The principles of the invention will be further hereinafter discussed with reference to the drawings wherein preferred embodiments are shown. The specifics illustrated in the drawing are intended to exemplify, rather than limit aspects of the invention as defined in the claims.

IN THE DRAWINGS FIGURES 1, 2, 3 and 4- are side elevation views of successive stages in field installation of a column reinforcement anchor in accordance with the present invention;

FIGURE 1a is a larger scale fragmentary elevation view of the region of the connection of the drive pipe to the templet sleeve at the stage of installation depicted in FIGURE 1, with parts broken away and sectioned to expose details;

FIGURE 5 is a larger scale fragmentary side elevation view, with parts broken away and sectioned to expose details of the clamps and hubs securing the piling to the templet;

FIGURE 6 is a side elevation view, similar to FIG- URE 4, of a modified embodiment stabilizing a single conductor casing in deep water;

FIGURE 7 is a fragmentary plan view looking downwardly from the cutting-plane 7-7 of FIGURE 6; and

FIGURE 8 is a larger scale sectional view of the region circled in FIGURE 6.

DESCRIPTION OF THE PREFERRED EMBODIMENTS In the describing of the preferred embodiments hereinbelow, with reference to the drawings, several references are made to pipe diameters and other equipment sizes. These are quoted to aid those skilled in the art to more rapidly understand the preferred modes of the invention and should not be taken in a limiting sense, since, Within reason, the various parts may be scaled larger and smaller, proportionately and/or disproportionately.
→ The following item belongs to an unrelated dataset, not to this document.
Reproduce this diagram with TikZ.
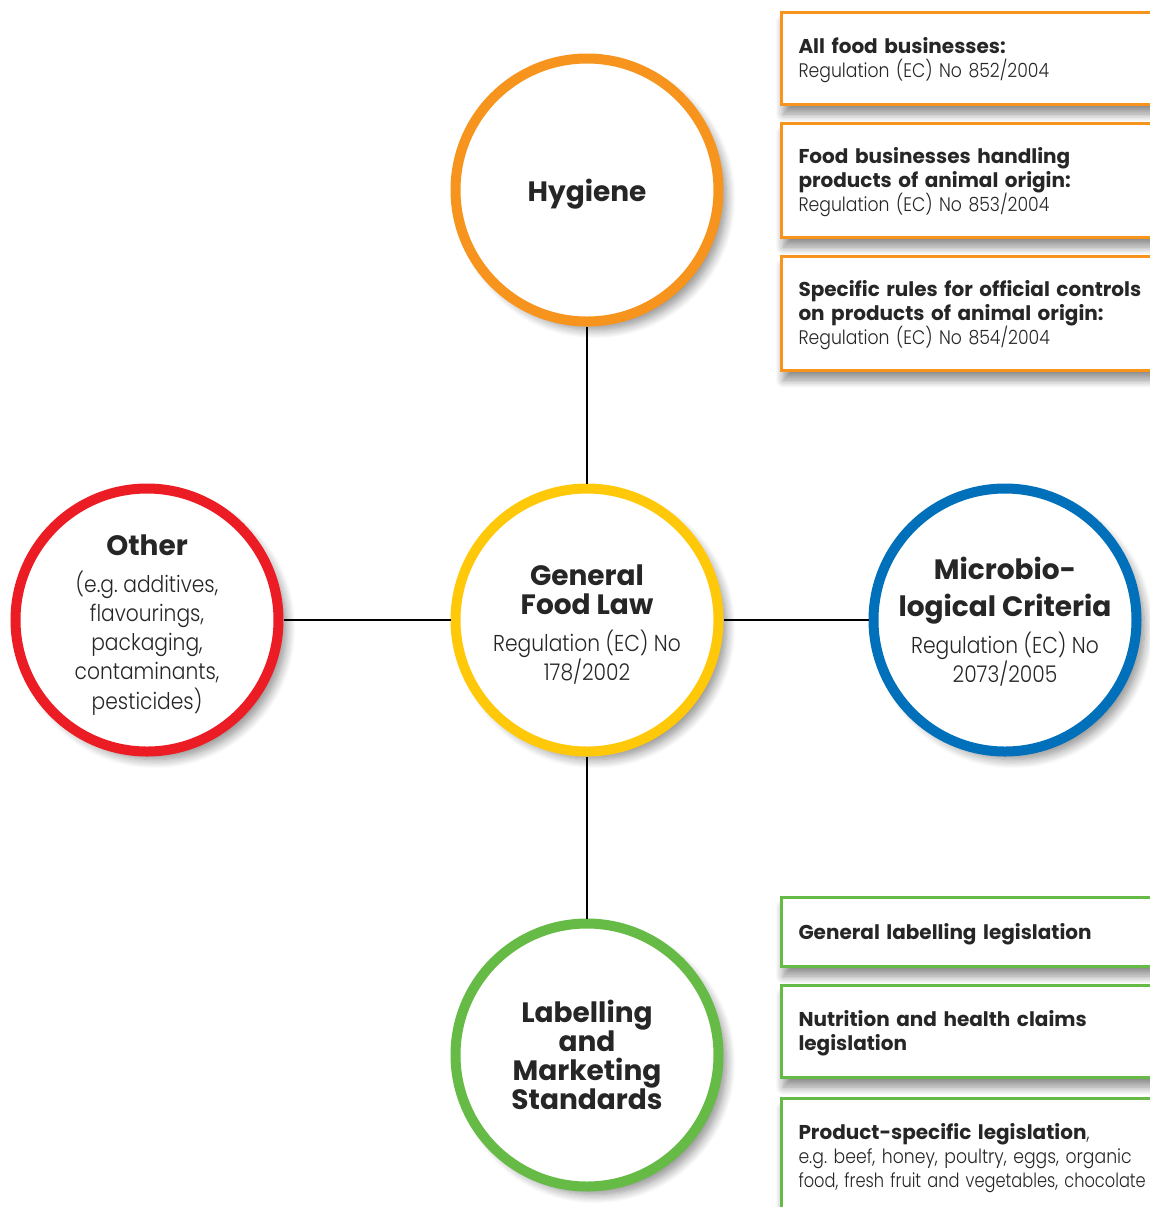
\documentclass[tikz,border=0pt]{standalone}
\usepackage{fontspec}
\setmainfont{Poppins}[UprightFont=* Light, BoldFont=* Bold,
  UprightFeatures={FakeStretch=0.88}]
\usetikzlibrary{shadows.blur}

\definecolor{hygorange}{HTML}{F7941D}
\definecolor{gflyellow}{HTML}{FFC90A}
\definecolor{othred}{HTML}{EC1C24}
\definecolor{micblue}{HTML}{0070BB}
\definecolor{labgreen}{HTML}{66BB46}

\newcommand{\topichead}[1]{{\fontsize{14}{15}\selectfont\bfseries #1}}
\newcommand{\rulehead}[1]{{\fontsize{10}{12}\selectfont\bfseries #1}}
\newcommand{\lift}[1]{\rule{0pt}{#1}}

\tikzset{
  topic/.style={circle, draw=#1, line width=5pt, fill=white, minimum size=131.5pt,
    inner sep=0pt, align=center, text=black!85, font=\fontsize{11.5}{14.6}\selectfont,
    blur shadow={shadow xshift=4pt, shadow yshift=-4pt, shadow blur radius=4.5pt,
      shadow blur steps=10, shadow opacity=45}},
  rulebox/.style={rectangle, draw=#1, line width=1.5pt, fill=white, anchor=west,
    minimum width=197.5pt, text width=190pt, inner xsep=8.5pt, align=left,
    text=black!85, font=\fontsize{9.8}{12}\selectfont,
    execute at begin node={\lift{10.5pt}},
    blur shadow={shadow xshift=1pt, shadow yshift=-5pt, shadow blur radius=4pt,
      shadow blur steps=10, shadow opacity=45}},
  link/.style={line width=1pt, black}
}

\begin{document}
\frenchspacing
\begin{tikzpicture}[x=0.5pt, y=-0.5pt]
\useasboundingbox (0,0) rectangle (1150,1207);
\clip (0,0) rectangle (1150,1207);

% the five topics
\node[topic=hygorange] (hyg) at (587,190) {\lift{15pt}\topichead{Hygiene}};
\node[topic=gflyellow] (gfl) at (587,620) {\lift{15pt}\topichead{General}\\\topichead{Food Law}\\[4pt]Regulation (EC) No\\178/2002};
\node[topic=othred]    (oth) at (147,620) {\lift{15pt}\topichead{Other}\\[4pt](e.g. additives,\\flavourings,\\packaging,\\contaminants,\\pesticides)};
\node[topic=micblue]   (mic) at (1005,620) {\lift{13pt}\topichead{Microbio-}\\[3.5pt]\topichead{logical Criteria}\\[4pt]Regulation (EC) No\\2073/2005};
\node[topic=labgreen]  (lab) at (587,1055) {\topichead{Labelling}\\\topichead{and}\\\topichead{Marketing}\\\topichead{Standards}};

\draw[link] (hyg) -- (gfl);
\draw[link] (gfl) -- (lab);
\draw[link] (oth) -- (gfl);
\draw[link] (gfl) -- (mic);

% hygiene regulations
\node[rulebox=hygorange, minimum height=46pt] (hygA) at (780,58)
  {\rulehead{All food businesses:}\\Regulation (EC) No 852/2004};
\node[rulebox=hygorange, minimum height=57pt] (hygB) at (780,180)
  {\rulehead{Food businesses handling}\\\rulehead{products of animal origin:}\\Regulation (EC) No 853/2004};
\node[rulebox=hygorange, minimum height=57pt] (hygC) at (780,313)
  {\rulehead{Specific rules for official controls}\\\rulehead{on products of animal origin:}\\Regulation (EC) No 854/2004};

% labelling legislation
\node[rulebox=labgreen, minimum height=34.5pt] (labA) at (780,931.5)
  {\rulehead{General labelling legislation}};
\node[rulebox=labgreen, minimum height=46pt] (labB) at (780,1031)
  {\rulehead{Nutrition and health claims}\\\rulehead{legislation}};
\node[rulebox=labgreen, minimum height=57pt] (labC) at (780,1155.5)
  {\rulehead{Product-specific legislation},\\e.g. beef, honey, poultry, eggs, organic\\\scalebox{0.94}[1]{food, fresh fruit and vegetables, chocolate}};
\end{tikzpicture}
\end{document}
In FIGURE 1, the leg of an existing offshore drilling and/or production platform or the like appears at 10, standing in the water. The rest of the platform is not shown. The remainder of the apparatus illustrated in FIG- URE 1 is a prefabricated locating templet unit 12, for instance, constructed and assembled at a manufacturing plant, then shipped, for instance, by barge or helicopter to the site of the platform to be reinforced. As illustrated, the unit 12 includes a section of 34 inch O.D., 32 inch I.D. pipe 14 forming the sleeve of the templet. The sleeve 14 is, for instance, 16 feet long and has an annular mud mat 18 of steel plate welded circumferentially therearound approximately eight feet from the lower end of the sleeve 14.

Referring for the moment to FIGURE 1a, the upper end 20 of the sleeve 14 has an annular box hub 22 socket welded thereon. The box hub 22 circumferentially surrounds the sleeve 14 at 24 adjacent the end 20 and (proceeding clockwise from 24 at the right of FIGURE 1a) has an internal downwardly facing annular shoulder 26 abutting the end 20, a radially inner cylindrical curved surface 28 flush with the internal surface of the pipe 14, a frustoconically curved upwardly and radially inwardly facing seat surface 30, an upwardly facing annular end surface 32, an annular radially outwardly facing outer surface 34, a downwardly and radially outwardly facing, downwardly tapering annular wedging surface 36- leading to an annular relieved portion 38 and the lower end surface 40 of the box hub 22. The axial height of the box hub 22 is five inches.

The box hub 22 is circumferentially welded to the pipe 14 at 42. In order to aid concentric location of the box hub 22 on the pipe 14, prior to welding, guides or landing brackets 44 of triangular form may be preliminarily welded on the hub 22 or pipe 14 as illustrated in FIG- URE 1.

At the stage depicted in FIGURE 1, the pipe 14 and box hub 22 are topped by a 20 inch O.D. lowering, landing and drive pipe 46, having a 36 inch diameter blind hub 48 secured on the lower end thereof. In the embodiment shown, the upper surface 66 of the blind hub has been centrally counterbored to provide a inch diameter socket 50, one inch deep in which the lower end of the pipe 46 is received. The pipe is secured to the blind hub by circumferential welding 52 at the mouth of the one inch deep socket.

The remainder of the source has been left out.